• [SET EXERCISE] Which lines hold the word "script"? Copy each of them.

>>>

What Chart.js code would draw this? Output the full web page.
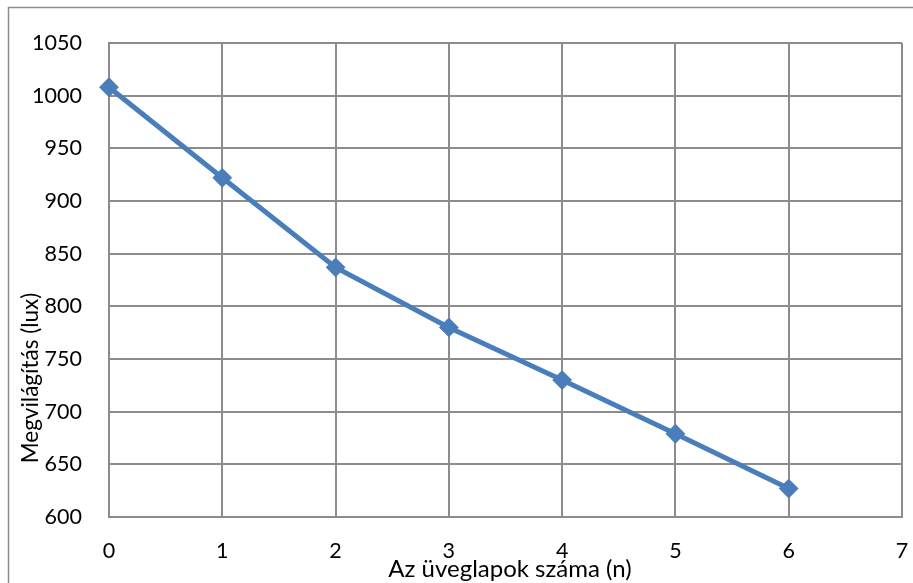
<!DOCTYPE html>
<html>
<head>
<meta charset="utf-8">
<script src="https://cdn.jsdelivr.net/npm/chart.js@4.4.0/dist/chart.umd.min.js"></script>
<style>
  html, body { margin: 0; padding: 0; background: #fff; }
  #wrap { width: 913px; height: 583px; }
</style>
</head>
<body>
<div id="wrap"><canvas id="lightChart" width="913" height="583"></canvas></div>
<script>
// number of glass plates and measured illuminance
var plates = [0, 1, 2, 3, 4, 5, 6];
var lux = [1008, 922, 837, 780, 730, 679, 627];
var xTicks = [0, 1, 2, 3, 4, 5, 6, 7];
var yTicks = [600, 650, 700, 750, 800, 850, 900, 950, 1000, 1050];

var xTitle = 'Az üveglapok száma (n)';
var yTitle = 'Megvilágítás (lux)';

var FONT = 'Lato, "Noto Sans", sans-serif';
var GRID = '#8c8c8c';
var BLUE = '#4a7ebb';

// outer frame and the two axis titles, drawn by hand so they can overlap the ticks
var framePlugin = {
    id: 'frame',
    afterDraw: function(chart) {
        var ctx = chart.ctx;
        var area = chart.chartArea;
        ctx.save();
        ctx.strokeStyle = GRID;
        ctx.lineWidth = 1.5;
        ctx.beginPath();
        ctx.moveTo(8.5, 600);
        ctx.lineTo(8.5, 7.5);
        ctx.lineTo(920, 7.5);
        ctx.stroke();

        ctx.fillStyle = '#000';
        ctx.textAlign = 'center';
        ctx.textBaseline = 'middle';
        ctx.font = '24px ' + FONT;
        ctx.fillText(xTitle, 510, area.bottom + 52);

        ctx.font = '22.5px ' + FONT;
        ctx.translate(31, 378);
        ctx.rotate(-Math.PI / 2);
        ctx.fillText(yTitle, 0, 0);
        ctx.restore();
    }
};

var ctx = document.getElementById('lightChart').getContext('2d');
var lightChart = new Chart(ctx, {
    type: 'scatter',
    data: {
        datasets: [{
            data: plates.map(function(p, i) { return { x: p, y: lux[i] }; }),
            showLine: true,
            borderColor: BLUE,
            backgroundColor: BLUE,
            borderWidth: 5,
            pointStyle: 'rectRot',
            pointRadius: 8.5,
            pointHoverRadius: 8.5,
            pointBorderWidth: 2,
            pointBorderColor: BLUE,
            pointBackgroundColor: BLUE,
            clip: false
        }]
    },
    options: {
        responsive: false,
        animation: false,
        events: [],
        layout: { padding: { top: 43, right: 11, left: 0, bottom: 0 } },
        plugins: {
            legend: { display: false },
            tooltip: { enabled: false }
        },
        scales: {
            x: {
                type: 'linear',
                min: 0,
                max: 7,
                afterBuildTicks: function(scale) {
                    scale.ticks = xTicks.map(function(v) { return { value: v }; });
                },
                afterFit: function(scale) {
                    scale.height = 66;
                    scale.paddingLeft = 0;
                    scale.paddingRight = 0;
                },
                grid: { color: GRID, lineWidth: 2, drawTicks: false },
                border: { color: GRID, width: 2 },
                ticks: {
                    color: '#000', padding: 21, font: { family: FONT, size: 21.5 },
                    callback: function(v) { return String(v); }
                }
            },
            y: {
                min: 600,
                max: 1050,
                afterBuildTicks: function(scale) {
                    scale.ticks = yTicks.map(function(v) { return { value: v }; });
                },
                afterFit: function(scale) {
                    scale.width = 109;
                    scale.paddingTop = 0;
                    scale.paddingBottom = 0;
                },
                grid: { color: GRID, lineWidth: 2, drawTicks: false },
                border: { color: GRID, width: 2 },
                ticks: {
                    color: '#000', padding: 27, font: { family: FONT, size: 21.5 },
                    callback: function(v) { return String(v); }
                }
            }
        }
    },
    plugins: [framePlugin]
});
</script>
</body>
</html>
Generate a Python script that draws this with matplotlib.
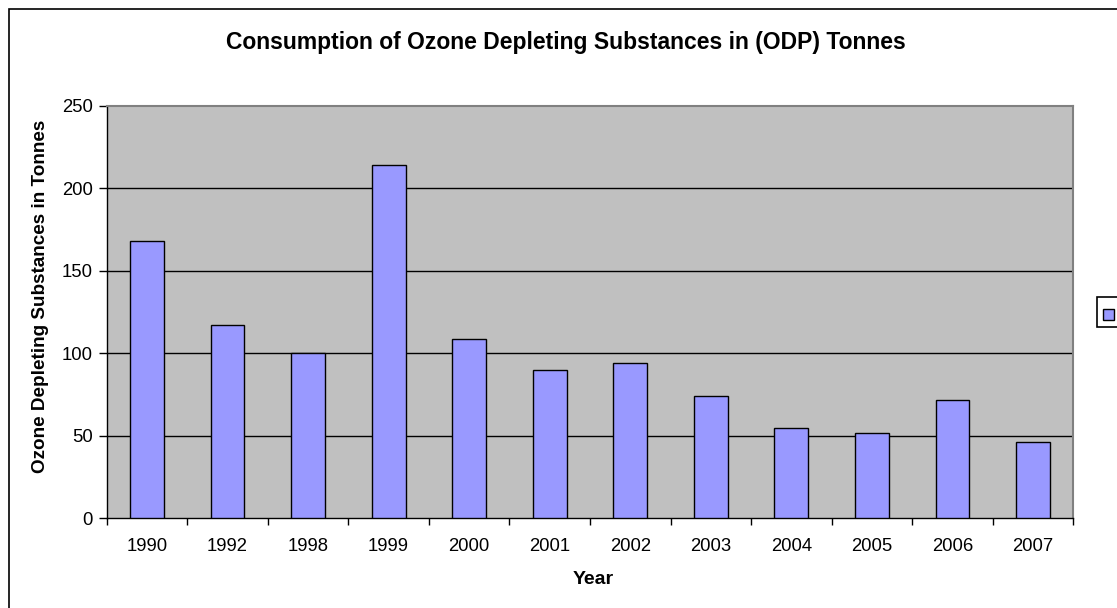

<<<

• [TASK SOLUTION]
<script src="https://cdn.jsdelivr.net/npm/chart.js@4.4.0/dist/chart.umd.min.js"></script>
<script>
</script>
Generate a Python script that draws this with matplotlib.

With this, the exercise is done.